Gedeputeerde Bert Boerman van de provincie Overijssel en directeur Jelle Hannema van Vitens ondertekenen het convenant (foto:"Vitens).

De provincie Overijssel en Vitens tekenden 2 februari het convenant ‘Leveringszekerheid Drinkwater’. Hierin staat dat nieuwe zakelijke drinkwatergebruikers worden getoetst op passend gebruik en op de bijdrage aan waterbesparing. Dat is volgens de twee partijen nodig om de drinkwatervoorziening in de toekomst veilig te stellen. Het toetsingskader roept bij VEMW veel vragen op. 

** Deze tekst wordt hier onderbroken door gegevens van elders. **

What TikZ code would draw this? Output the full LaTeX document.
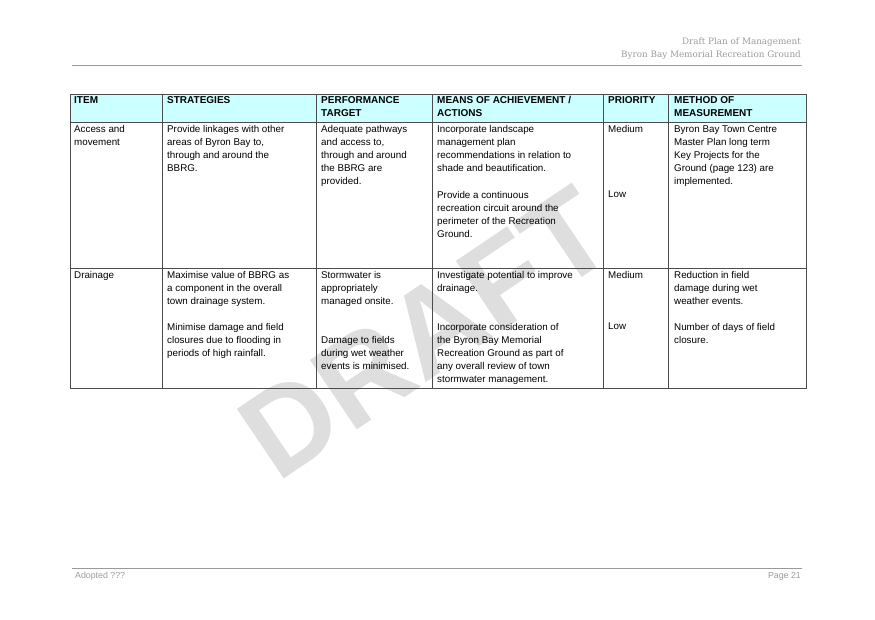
\documentclass[tikz,border=0pt]{standalone}
\usepackage{fontspec}
\setmainfont{Liberation Sans}
\newfontfamily\headfont{DejaVu Serif}
\usetikzlibrary{positioning}
\definecolor{headcyan}{HTML}{CCFFFF}
\definecolor{pagegray}{HTML}{9A9A9A}
\tikzset{
  cell/.style={anchor=north west, inner sep=0pt, align=left, font=\fontsize{9.8}{13}\selectfont},
  headcell/.style={cell, font=\fontsize{10}{13}\selectfont\bfseries},
  pagetext/.style={inner sep=0pt, text=pagegray, font=\headfont\fontsize{8.8}{13}\selectfont},
}
\begin{document}
\begin{tikzpicture}[x=1pt, y=-1pt]
  \useasboundingbox (0,0) rectangle (875,619);
  % Watermark
  \node [text=black!13, rotate=34, font=\fontsize{122}{122}\selectfont\bfseries] (draft) at (425,333) {DRAFT};
  % Page header and footer
  \node [pagetext, anchor=north east, align=right] (title) at (801,38) {Draft Plan of Management\\Byron Bay Memorial Recreation Ground};
  \draw [pagegray] (72,65) -- (802,65);
  \draw [pagegray] (72,568) -- (802,568);
  \node [pagetext, anchor=north west, font=\fontsize{8.8}{13}\selectfont] (adopted) at (75,572) {Adopted ???};
  \node [pagetext, anchor=north east, font=\fontsize{8.8}{13}\selectfont] (page) at (801,572) {Page 21};
  % Table
  \fill [headcyan] (70,94) rectangle (806,122);
  \draw [black!70] (70,94) rectangle (806,388);
  \draw [black!70] (70,122) -- (806,122);
  \draw [black!70] (70,268) -- (806,268);
  \foreach \x in {162,316,432,603,668}
    \draw [black!70] (\x,94) -- (\x,388);
  % Header cells
  \node [headcell] (hitem) at (74,96) {ITEM};
  \node [headcell] (hstrat) at (167,96) {STRATEGIES};
  \node [headcell] (hperf) at (321,96) {PERFORMANCE\\TARGET};
  \node [headcell] (hmeans) at (437,96) {MEANS OF ACHIEVEMENT /\\ACTIONS};
  \node [headcell] (hprio) at (608,96) {PRIORITY};
  \node [headcell] (hmeth) at (674,96) {METHOD OF\\MEASUREMENT};
  % Row 1
  \node [cell] (item1) at (74,125) {Access and\\movement};
  \node [cell] (strat1) at (167,125) {Provide linkages with other\\areas of Byron Bay to,\\through and around the\\BBRG.};
  \node [cell] (perf1) at (321,125) {Adequate pathways\\and access to,\\through and around\\the BBRG are\\provided.};
  \node [cell] (means1a) at (437,125) {Incorporate landscape\\management plan\\recommendations in relation to\\shade and beautification.};
  \node [cell] (means1b) at (437,191) {Provide a continuous\\recreation circuit around the\\perimeter of the Recreation\\Ground.};
  \node [cell] (prio1a) at (608,125) {Medium};
  \node [cell] (prio1b) at (608,191) {Low};
  \node [cell] (meth1) at (674,125) {Byron Bay Town Centre\\Master Plan long term\\Key Projects for the\\Ground (page 123) are\\implemented.};
  % Row 2
  \node [cell] (item2) at (74,271) {Drainage};
  \node [cell] (strat2a) at (167,271) {Maximise value of BBRG as\\a component in the overall\\town drainage system.};
  \node [cell] (strat2b) at (167,323) {Minimise damage and field\\closures due to flooding in\\periods of high rainfall.};
  \node [cell] (perf2a) at (321,271) {Stormwater is\\appropriately\\managed onsite.};
  \node [cell] (perf2b) at (321,336) {Damage to fields\\during wet weather\\events is minimised.};
  \node [cell] (means2a) at (437,271) {Investigate potential to improve\\drainage.};
  \node [cell] (means2b) at (437,323) {Incorporate consideration of\\the Byron Bay Memorial\\Recreation Ground as part of\\any overall review of town\\stormwater management.};
  \node [cell] (prio2a) at (608,271) {Medium};
  \node [cell] (prio2b) at (608,323) {Low};
  \node [cell] (meth2a) at (674,271) {Reduction in field\\damage during wet\\weather events.};
  \node [cell] (meth2b) at (674,323) {Number of days of field\\closure.};
\end{tikzpicture}
\end{document}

De vraag naar drinkwater in Overijssel is sinds 2011 fors toegenomen. Was de vraag in 2011 nog 76,81 miljoen m3/jaar, in 2020 was die al toegenomen tot 85,98 miljoen m3/jaar. De verwachting is dat de drinkwatervraag blijft stijgen en dat in 2050 de vraag mogelijk gestegen is tot 118,6 miljoen m3/jaar. Deze forse stijging is een uitdaging want de mogelijkheden voor uitbreiding van bestaande drinkwaterwinningen of het realiseren van nieuwe winningen staan onder druk, stellen Vitens en de provincie Overijssel.

Verschillende rollen

Het veiligstellen van drinkwatervoorziening vraagt samenwerking tussen Vitens, de provincie en andere partijen. De provincie is volgens de Waterwet verantwoordelijk voor het vergunnen van drinkwaterbronnen. Vitens heeft een leveringsplicht en exploiteert de bronnen voor de levering van het drinkwater. Dat maakt dat een goede samenwerking van belang is. In het nieuwe convenant leggen partijen naast de gezamenlijke ambitie de ondersteunende werkwijzen en communicatie daarvoor vast. Dit ook om de verlengde Integrale Overeenkomst Overijssel en het lopende uitvoeringsprogramma Adaptieve strategie drinkwatervoorziening te versterken.

Toetsingskader

VEMW stelt dat de waterafhankelijke economie in Oost- en Midden Nederland hierdoor dreigt vast te lopen. Het drinkwaterbedrijf honoreert alleen nog maar aanvragen van bedrijven die kunnen aantonen dat het gebruik passend is. Ook moeten de bedrijven een bijdrage leveren aan waterbesparing. Daarvoor heeft Vitens een toetsingskader in het leven geroepen. Dit roept bij VEMW een hoop vragen op. Wat verstaat Vitens onder passend gebruik? Is het passend als drinkwater wordt gebruikt voor de stoomproductie? En mag drinkwater nog worden gebruikt voor het wassen van aardappels?

Bezwaar maken

Gaat Vitens een kijkje nemen in de fabriek om te beoordelen voor welke productieprocessen het gebruik van drinkwater al dan niet passend is? Hoe gaat Vitens die afweging maken? Is Vitens überhaupt degene die kan en moet bepalen wanneer er sprake is van passend gebruik? Kunnen bedrijven bezwaar maken als Vitens stelt dat het gebruik niet passend is? Het drinkwaterbedrijf gaat ook kijken naar de bijdrage die een bedrijf levert aan het bevorderen van waterbesparing. Dit roept zo mogelijk nog meer vragen op. Wanneer bespaart een bedrijf voldoende water? En is een plan voldoende of moeten bedrijven resultaten overleggen aan Vitens?

Reactie Vitens

Vitens laat weten dat het criterium passend gebruik in haar toetsingskader is opgenomen om bij (grotere) zakelijke drinkwateraanvragen te toetsen of voor een bedrijf door de wetgever vastgestelde wetgeving en/of bepalingen van toepassing zijn die aan sommige bedrijven wettelijk voorschrijven om water van drinkwaterkwaliteit in hun bedrijfsproces te gebruiken. Bijvoorbeeld een GMP+, HACCP- of NVWA-richtlijn in de voedingsindustrie of gezondheidssector, maar ook voor openbare zwembaden.
De bijdrage aan waterbesparing is volgens het drinkwaterbedrijf onderdeel van het toetsingskader. Bijvoorbeeld de productie van waterrecycling-producten of een autowasserij die spoelwater hergebruikt​.